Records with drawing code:
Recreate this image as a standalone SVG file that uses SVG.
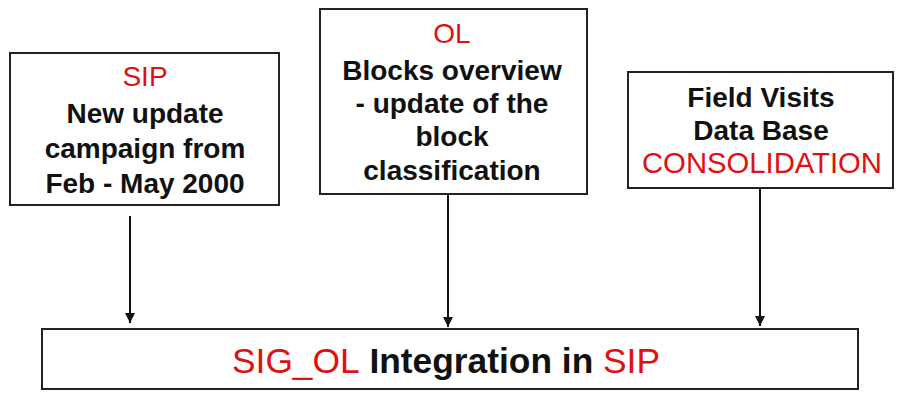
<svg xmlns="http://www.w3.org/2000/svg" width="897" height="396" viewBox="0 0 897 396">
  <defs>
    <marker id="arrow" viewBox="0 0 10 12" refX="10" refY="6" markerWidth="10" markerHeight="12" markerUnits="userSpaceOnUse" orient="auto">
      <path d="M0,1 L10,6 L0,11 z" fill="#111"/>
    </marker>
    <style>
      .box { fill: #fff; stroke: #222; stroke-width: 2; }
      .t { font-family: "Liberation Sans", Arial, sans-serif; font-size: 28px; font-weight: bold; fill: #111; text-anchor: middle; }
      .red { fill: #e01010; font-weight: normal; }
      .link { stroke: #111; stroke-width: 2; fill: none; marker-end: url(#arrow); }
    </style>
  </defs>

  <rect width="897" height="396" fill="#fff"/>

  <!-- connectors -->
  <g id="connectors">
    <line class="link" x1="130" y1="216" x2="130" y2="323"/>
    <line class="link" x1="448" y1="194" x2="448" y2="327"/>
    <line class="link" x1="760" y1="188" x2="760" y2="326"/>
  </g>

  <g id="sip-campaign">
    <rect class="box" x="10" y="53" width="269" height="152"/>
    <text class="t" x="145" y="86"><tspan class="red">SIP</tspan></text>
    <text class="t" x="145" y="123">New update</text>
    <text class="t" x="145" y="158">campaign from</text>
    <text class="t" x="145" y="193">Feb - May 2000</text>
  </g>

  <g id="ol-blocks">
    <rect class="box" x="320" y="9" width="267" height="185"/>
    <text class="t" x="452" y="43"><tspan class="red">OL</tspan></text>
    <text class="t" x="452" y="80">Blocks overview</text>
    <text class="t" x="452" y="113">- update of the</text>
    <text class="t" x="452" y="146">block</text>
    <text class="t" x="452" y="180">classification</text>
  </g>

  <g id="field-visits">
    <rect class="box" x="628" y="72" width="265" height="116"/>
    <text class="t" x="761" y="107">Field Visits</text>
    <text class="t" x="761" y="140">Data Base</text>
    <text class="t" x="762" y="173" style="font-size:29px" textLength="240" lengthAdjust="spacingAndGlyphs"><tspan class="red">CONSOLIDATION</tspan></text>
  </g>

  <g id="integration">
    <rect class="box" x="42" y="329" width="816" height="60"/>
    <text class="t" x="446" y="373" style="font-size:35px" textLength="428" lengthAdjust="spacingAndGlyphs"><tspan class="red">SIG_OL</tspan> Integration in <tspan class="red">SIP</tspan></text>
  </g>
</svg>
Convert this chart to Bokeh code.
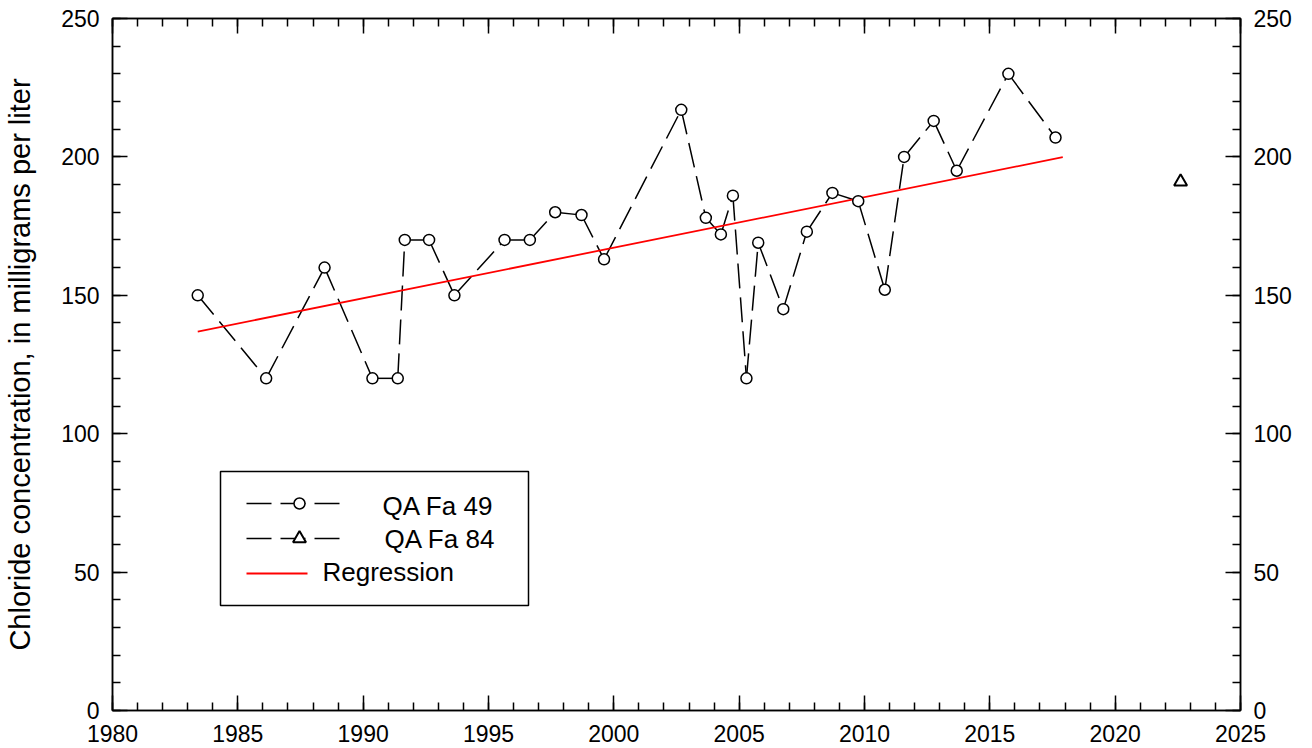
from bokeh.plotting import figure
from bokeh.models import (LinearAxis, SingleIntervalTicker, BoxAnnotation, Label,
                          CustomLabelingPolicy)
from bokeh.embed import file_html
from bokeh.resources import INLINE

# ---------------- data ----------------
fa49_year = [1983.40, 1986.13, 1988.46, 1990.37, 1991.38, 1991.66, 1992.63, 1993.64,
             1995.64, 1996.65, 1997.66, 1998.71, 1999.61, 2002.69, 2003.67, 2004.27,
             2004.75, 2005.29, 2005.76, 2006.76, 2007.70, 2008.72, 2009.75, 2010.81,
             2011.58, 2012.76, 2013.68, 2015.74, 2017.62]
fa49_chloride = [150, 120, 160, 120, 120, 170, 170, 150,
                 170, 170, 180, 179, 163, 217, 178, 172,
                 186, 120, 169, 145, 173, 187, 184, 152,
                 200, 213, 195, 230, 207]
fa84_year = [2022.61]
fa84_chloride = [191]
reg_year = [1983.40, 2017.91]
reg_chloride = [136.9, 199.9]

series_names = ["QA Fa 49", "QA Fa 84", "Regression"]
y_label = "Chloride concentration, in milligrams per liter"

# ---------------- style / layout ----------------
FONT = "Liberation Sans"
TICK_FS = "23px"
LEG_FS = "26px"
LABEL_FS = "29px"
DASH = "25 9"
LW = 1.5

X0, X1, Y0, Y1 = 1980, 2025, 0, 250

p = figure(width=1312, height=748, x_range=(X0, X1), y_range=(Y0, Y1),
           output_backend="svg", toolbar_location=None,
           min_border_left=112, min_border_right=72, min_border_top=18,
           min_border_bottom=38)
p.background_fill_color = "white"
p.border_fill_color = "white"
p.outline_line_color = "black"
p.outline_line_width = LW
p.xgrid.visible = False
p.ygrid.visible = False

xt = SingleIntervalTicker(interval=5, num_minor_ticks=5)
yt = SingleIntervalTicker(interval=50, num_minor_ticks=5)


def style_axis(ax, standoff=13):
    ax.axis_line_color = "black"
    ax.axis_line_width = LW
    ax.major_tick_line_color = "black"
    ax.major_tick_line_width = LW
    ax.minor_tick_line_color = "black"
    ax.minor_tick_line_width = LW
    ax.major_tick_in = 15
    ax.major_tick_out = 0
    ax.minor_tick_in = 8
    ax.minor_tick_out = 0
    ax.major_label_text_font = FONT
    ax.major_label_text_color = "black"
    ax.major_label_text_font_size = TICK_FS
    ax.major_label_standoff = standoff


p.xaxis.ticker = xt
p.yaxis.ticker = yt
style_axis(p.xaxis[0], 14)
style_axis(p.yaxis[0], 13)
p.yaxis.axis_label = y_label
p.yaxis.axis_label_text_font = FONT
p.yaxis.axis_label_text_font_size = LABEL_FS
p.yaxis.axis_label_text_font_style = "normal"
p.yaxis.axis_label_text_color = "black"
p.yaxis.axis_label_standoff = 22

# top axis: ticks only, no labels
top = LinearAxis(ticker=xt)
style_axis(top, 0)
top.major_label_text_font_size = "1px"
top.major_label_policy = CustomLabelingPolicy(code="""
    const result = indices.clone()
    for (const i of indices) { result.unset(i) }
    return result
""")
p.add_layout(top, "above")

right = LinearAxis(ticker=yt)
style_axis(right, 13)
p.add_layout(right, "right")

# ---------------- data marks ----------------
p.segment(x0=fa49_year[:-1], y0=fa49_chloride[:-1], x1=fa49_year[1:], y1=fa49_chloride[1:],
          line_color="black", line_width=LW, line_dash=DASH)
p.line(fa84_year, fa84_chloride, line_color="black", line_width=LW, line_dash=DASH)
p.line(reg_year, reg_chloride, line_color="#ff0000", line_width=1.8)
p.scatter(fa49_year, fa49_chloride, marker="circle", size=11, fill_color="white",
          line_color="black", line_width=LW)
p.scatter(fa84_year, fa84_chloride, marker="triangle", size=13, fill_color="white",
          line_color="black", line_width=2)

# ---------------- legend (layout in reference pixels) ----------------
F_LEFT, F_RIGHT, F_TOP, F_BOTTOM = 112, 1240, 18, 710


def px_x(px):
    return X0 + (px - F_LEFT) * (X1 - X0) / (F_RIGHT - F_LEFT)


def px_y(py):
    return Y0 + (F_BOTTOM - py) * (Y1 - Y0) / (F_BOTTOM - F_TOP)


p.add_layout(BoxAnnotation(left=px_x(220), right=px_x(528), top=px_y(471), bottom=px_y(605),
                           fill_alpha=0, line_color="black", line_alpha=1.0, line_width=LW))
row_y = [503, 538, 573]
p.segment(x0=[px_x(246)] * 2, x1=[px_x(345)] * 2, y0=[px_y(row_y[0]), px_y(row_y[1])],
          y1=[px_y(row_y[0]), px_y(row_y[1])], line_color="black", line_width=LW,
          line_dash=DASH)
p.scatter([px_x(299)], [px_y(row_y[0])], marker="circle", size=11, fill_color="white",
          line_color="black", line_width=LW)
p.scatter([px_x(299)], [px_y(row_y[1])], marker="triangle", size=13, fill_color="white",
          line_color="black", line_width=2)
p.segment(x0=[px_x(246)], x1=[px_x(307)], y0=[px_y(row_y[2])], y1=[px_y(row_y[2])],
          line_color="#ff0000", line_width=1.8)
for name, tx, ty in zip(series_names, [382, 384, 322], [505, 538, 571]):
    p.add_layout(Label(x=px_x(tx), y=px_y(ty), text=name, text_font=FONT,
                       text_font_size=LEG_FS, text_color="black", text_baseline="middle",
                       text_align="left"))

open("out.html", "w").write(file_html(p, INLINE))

▶ **What this task involves**
Repeat the lines above exactly, beginning with the one containing "Convert this chart to Bokeh code." and finishing with the one containing "from bokeh.resources import INLINE". No pictures belong in the copy.

▶ **The completed task**
Convert this chart to Bokeh code.
from bokeh.plotting import figure
from bokeh.models import (LinearAxis, SingleIntervalTicker, BoxAnnotation, Label,
                          CustomLabelingPolicy)
from bokeh.embed import file_html
from bokeh.resources import INLINE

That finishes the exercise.